I write this as crypto is crashing - Bitcoin hovering around $36000 or so (down from around $40,000 when I started writing this yesterday) - which, as always, may or may not be “the big one.” This is particularly relevant as this is the time when the real human suffering begins - the people that were “early” and “right” have already sold, leaving the majority waiting for the supposed next big price movement that will catapult them out of mediocrity.

There is, of course, the argument that you could simply not spend any money on these products. Except you can’t avoid it. You must pay money into Ethereum or whatever native token there is to interact with the blockchain that the product is on, then spend said tokens - all of which have a clear dollar value - to do anything. You are aware not only of the money you’re spending to interact with the software but on the software itself - say, buying an NFT related to it - giving you the nasty, seething feeling that you’re constantly losing money…because you are.

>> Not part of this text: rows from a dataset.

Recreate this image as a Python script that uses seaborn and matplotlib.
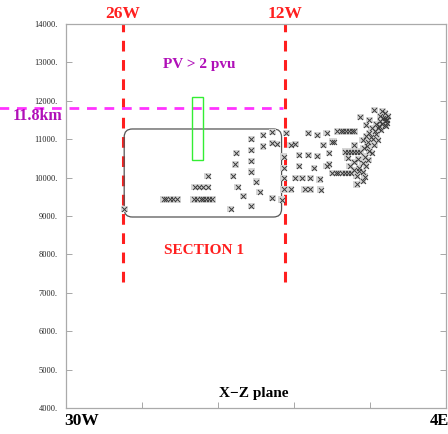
import numpy as np
import pandas as pd
import matplotlib.pyplot as plt
from matplotlib.patches import FancyBboxPatch, Rectangle
import seaborn as sns

# longitude (deg, west negative) and height (m) of the crosses
lon = [-25.9, -18.7,
       -19.8, -19.4, -19.1, -18.7,
       -22.5, -22.3, -21.9, -21.7, -21.3,
       -19.9, -19.6, -19.3, -19.1, -18.8, -18.6, -18.3,
       -16.7, -16.2, -16.3, -16.5, -16.1, -15.6,
       -14.9, -14.9, -14.9, -14.9, -14.5, -14.2, -14.9,
       -13.9, -13.9, -13.1, -13.1, -12.7, -13.1, -12.3,
       -11.9, -11.5, -11.1, -10.0, -9.2, -8.4, -8.7, -7.9, -7.8,
       -12.1, -10.8, -10.0, -9.2, -8.2,
       -12.1, -10.8, -9.5, -8.4, -8.2,
       -12.1, -11.1, -10.5, -9.8, -9.0,
       -12.1, -11.5, -10.3, -9.8, -8.9,
       -7.5, -7.2, -7.0, -6.7, -6.5, -6.2, -6.0,
       -7.9, -7.6, -7.4, -7.1, -6.8, -6.6, -6.3,
       -6.8, -6.6, -6.3, -6.0, -5.8,
       -5.8, -5.1, -5.6,
       -5.5, -4.3, -3.6, -3.4, -3.1, -3.3, -3.5, -3.8, -4.1, -3.4,
       -3.2, -4.0, -4.5, -3.7, -4.7, -4.1, -5.0, -4.4, -5.3, -4.8,
       -4.0, -4.3, -5.2, -4.7, -5.5, -4.5, -5.1, -5.7, -4.8, -5.3,
       -6.0, -5.0, -5.6, -6.0, -5.3, -5.8, -5.3, -6.4, -6.6, -6.0,
       -5.0, -4.7, -3.8, -3.4, -3.4, -3.2, -3.6, -3.9, -3.3, -4.2,
       -4.6, -4.9]
height = [9180, 10040,
          9755, 9755, 9755, 9755,
          9440, 9440, 9440, 9440, 9440,
          9440, 9440, 9440, 9440, 9440, 9440, 9440,
          9180, 10640, 10350, 10040, 9755, 9520,
          11005, 10720, 10430, 10150, 9890, 9625, 9260,
          11110, 10820, 11190, 10900, 10875, 9470, 9420,
          11160, 10850, 10875, 11160, 11110, 11160, 10850, 10930, 10930,
          10540, 10590, 10590, 10560, 10640,
          10250, 10300, 10250, 10300, 10350,
          9990, 9990, 9990, 9990, 9960,
          9700, 9700, 9700, 9700, 9680,
          11210, 11210, 11210, 11210, 11210, 11210, 11210,
          10120, 10120, 10120, 10120, 10120, 10120, 10120,
          10670, 10670, 10670, 10670, 10670,
          9830, 10020, 10170,
          11580, 11760, 11735, 11680, 11600, 11500, 11550, 11475, 11395, 11370,
          11420, 11290, 11290, 11240, 11160, 11135, 11080, 11005, 10980, 10930,
          10980, 10850, 10770, 10690, 10670, 10640, 10540, 10485, 10460, 10380,
          10405, 10300, 10250, 10200, 10145, 10040, 9910, 10300, 10510, 10850,
          11370, 11500, 11600, 11475, 11550, 11500, 11400, 11345, 11345, 11210,
          11055, 10820]

pts = pd.DataFrame({'lon': lon, 'height': height})

ytick_vals = [4000, 5000, 6000, 7000, 8000, 9000, 10000, 11000, 12000, 13000, 14000]
ytick_labels = ['4000.', '5000.', '6000.', '7000.', '8000.', '9000.', '10000.',
                '11000.', '12000.', '13000.', '14000.']

section_lons = [-26, -12]
section_names = ['26W', '12W']
tropopause = 11800

sns.set_theme(style='white')
plt.rcParams['font.family'] = ['Liberation Serif', 'DejaVu Serif']

fig = plt.figure(figsize=(4.48, 4.34), dpi=100)
ax = fig.add_axes([0.1473, 0.0599, 0.8482, 0.8848])

xmin, xmax = -30.93, 1.91
ax.set_xlim(xmin, xmax)
ax.set_ylim(4000, 14000)

# crosses with a light grey box behind
sns.scatterplot(data=pts, x='lon', y='height', marker='s', s=24, color='#d6d6d6',
                edgecolor='none', ax=ax, zorder=3)
sns.scatterplot(data=pts, x='lon', y='height', marker='x', s=13, color='#3a3a3a',
                linewidth=0.7, ax=ax, zorder=4)

# section boundaries
for x0, name in zip(section_lons, section_names):
    ax.plot([x0, x0], [7280, 14000], color='#ff1f1f', lw=2.2, ls=(0, (3.5, 2.8)),
            zorder=2, clip_on=False)
    ax.text(x0, 14260, name, color='#ff1f1f', fontsize=12.5, fontweight='bold',
            ha='center', va='center')

# 11.8 km line
ax.plot([-36.7, -12.2], [tropopause, tropopause], color='#ff33ff', lw=2,
        ls=(0, (3.5, 2.8)), zorder=2, clip_on=False)
ax.text(-33.4, tropopause - 200, '11.8km', color='#b010b8', fontsize=11.5,
        fontweight='bold', ha='center', va='center')

# section box and PV column
box = FancyBboxPatch((-25.9, 8974), 13.6, 2292,
                     boxstyle='round,pad=0,rounding_size=0.7', mutation_aspect=300,
                     fill=False, edgecolor='#555555', lw=0.9, zorder=2)
ax.add_patch(box)
ax.add_patch(Rectangle((-20.0, 10460), 0.95, 1640, fill=False, edgecolor='#33ee33',
                       lw=1, zorder=2))

ax.text(-19.4, 12940, 'PV > 2 pvu', color='#b010b8', fontsize=11, fontweight='bold',
        ha='center', va='center')
ax.text(-19.0, 8100, 'SECTION 1', color='#ff1f1f', fontsize=11, fontweight='bold',
        ha='center', va='center')
ax.text(-14.7, 4390, 'X\u2212Z plane', color='black', fontsize=11, fontweight='bold',
        ha='center', va='center')
ax.text(-29.6, 3660, '30W', color='black', fontsize=12.5, fontweight='bold',
        ha='center', va='center')
ax.text(0.55, 3660, '4E', color='black', fontsize=12, fontweight='bold',
        ha='left', va='center', clip_on=False)

ax.set_xticks(np.linspace(xmin, xmax, 6))
ax.set_xticklabels([])
ax.set_yticks(ytick_vals)
ax.set_yticklabels(ytick_labels, fontsize=6, color='#222222')
ax.tick_params(direction='in', length=4, width=0.6, color='#999999',
               left=True, right=True, bottom=True, top=False, pad=6)
ax.set_xlabel('')
ax.set_ylabel('')
for sp in ax.spines.values():
    sp.set_color('#aaaaaa')
    sp.set_linewidth(0.9)

fig.savefig('out.png', dpi=100)
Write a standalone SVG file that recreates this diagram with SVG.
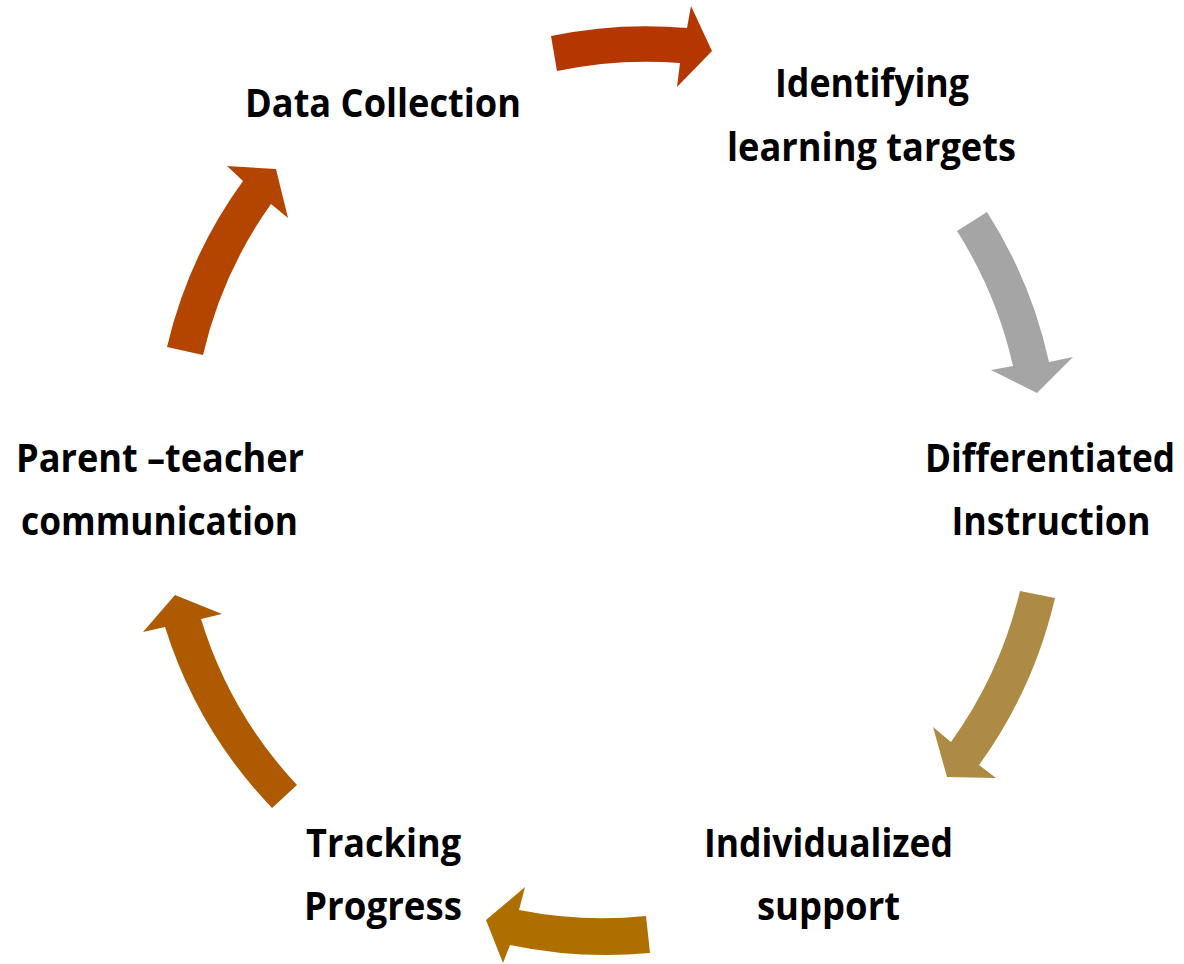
<svg xmlns="http://www.w3.org/2000/svg" width="1184" height="964" viewBox="0 0 1184 964">
  <style>
    .lbl { font-family: "Open Sans", "Noto Sans", "Liberation Sans", sans-serif; font-weight: 700; font-size: 40px; fill: #000; text-anchor: middle; }
  </style>
  <rect width="1184" height="964" fill="#fff"/>

  <!-- curved block arrows around the cycle -->
  <g id="connectors">
    <path id="arrow-data-to-targets" fill="#B43700" d="M 551 36 A 462 462 0 0 1 687 28 L 691 6 L 712 51 L 677 87 L 680 63 A 428 428 0 0 0 557 71 Z"/>
    <path id="arrow-targets-to-instruction" fill="#A5A5A5" d="M 987 212 A 462 462 0 0 1 1049 362 L 1073 357 L 1037 393 L 991 370 L 1013 366 A 428 428 0 0 0 957 231 Z"/>
    <path id="arrow-instruction-to-support" fill="#AE8B45" d="M 1055 598 A 463 463 0 0 1 979 765 L 996 778 L 947 777 L 933 727 L 951 742 A 428 428 0 0 0 1020 591 Z"/>
    <path id="arrow-support-to-tracking" fill="#AD6F00" d="M 650 953 A 465 465 0 0 1 510 945 L 503 963 L 486 920 L 525 887 L 519 910 A 428 428 0 0 0 646 916 Z"/>
    <path id="arrow-tracking-to-parent" fill="#AE5A00" d="M 272 808 A 462 462 0 0 1 165 627 L 143 632 L 175 595 L 222 614 L 201 619 A 426 426 0 0 0 297 785 Z"/>
    <path id="arrow-parent-to-data" fill="#B34500" d="M 167 347 A 462 462 0 0 1 243 181 L 227 166 L 276 169 L 288 218 L 271 204 A 428 428 0 0 0 203 355 Z"/>
  </g>

  <g id="node-data-collection">
    <text class="lbl" x="383" y="117" textLength="276" lengthAdjust="spacingAndGlyphs">Data Collection</text>
  </g>
  <g id="node-learning-targets">
    <text class="lbl" x="872" y="97" textLength="194" lengthAdjust="spacingAndGlyphs">Identifying</text>
    <text class="lbl" x="871.5" y="161" textLength="289" lengthAdjust="spacingAndGlyphs">learning targets</text>
  </g>
  <g id="node-differentiated">
    <text class="lbl" x="1050" y="472" textLength="250" lengthAdjust="spacingAndGlyphs">Differentiated</text>
    <text class="lbl" x="1051" y="535" textLength="199" lengthAdjust="spacingAndGlyphs">Instruction</text>
  </g>
  <g id="node-individualized">
    <text class="lbl" x="828.5" y="857" textLength="249" lengthAdjust="spacingAndGlyphs">Individualized</text>
    <text class="lbl" x="828.5" y="920" textLength="143" lengthAdjust="spacingAndGlyphs">support</text>
  </g>
  <g id="node-tracking">
    <text class="lbl" x="383.5" y="857" textLength="155" lengthAdjust="spacingAndGlyphs">Tracking</text>
    <text class="lbl" x="383" y="920" textLength="158" lengthAdjust="spacingAndGlyphs">Progress</text>
  </g>
  <g id="node-parent-teacher">
    <text class="lbl" x="160" y="472" textLength="288" lengthAdjust="spacingAndGlyphs">Parent –teacher</text>
    <text class="lbl" x="159.5" y="535" textLength="277" lengthAdjust="spacingAndGlyphs">communication</text>
  </g>
</svg>
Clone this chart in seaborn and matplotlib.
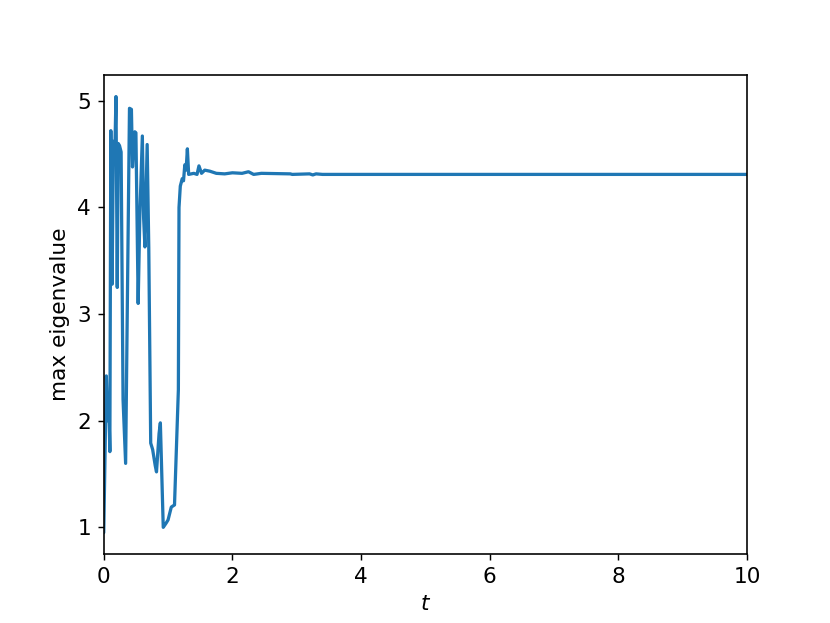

At this point, you will see the rich kids of crypto telling you to “HODL” or “buy the dip,” because these are people insulated from the actual harms that they’re causing. Alexis Ohanian or Anthony Pompliano are simply different versions of the rich people they claim to be helping you escape, except they’re able to hype and push people towards questionable investments and claim that it’s “about building a community.”

It isn’t, though. None of this is. Whatever community you build on or around crypto could be built outside of it, but having a community that can be sold into is crucial for the scam to work. And those people will be the ones that suffer, not simply because they were sold something spurious, but because they are the acolytes that will hold the longest, convinced that they are “going to make it” by the people that had already done so.

And I worry. I worry for all of these people. I worry for them the same way that I worried when the last crash happened. This time is different, because there’s so much more surface area for suffering - and so many more suckers to be wiped out.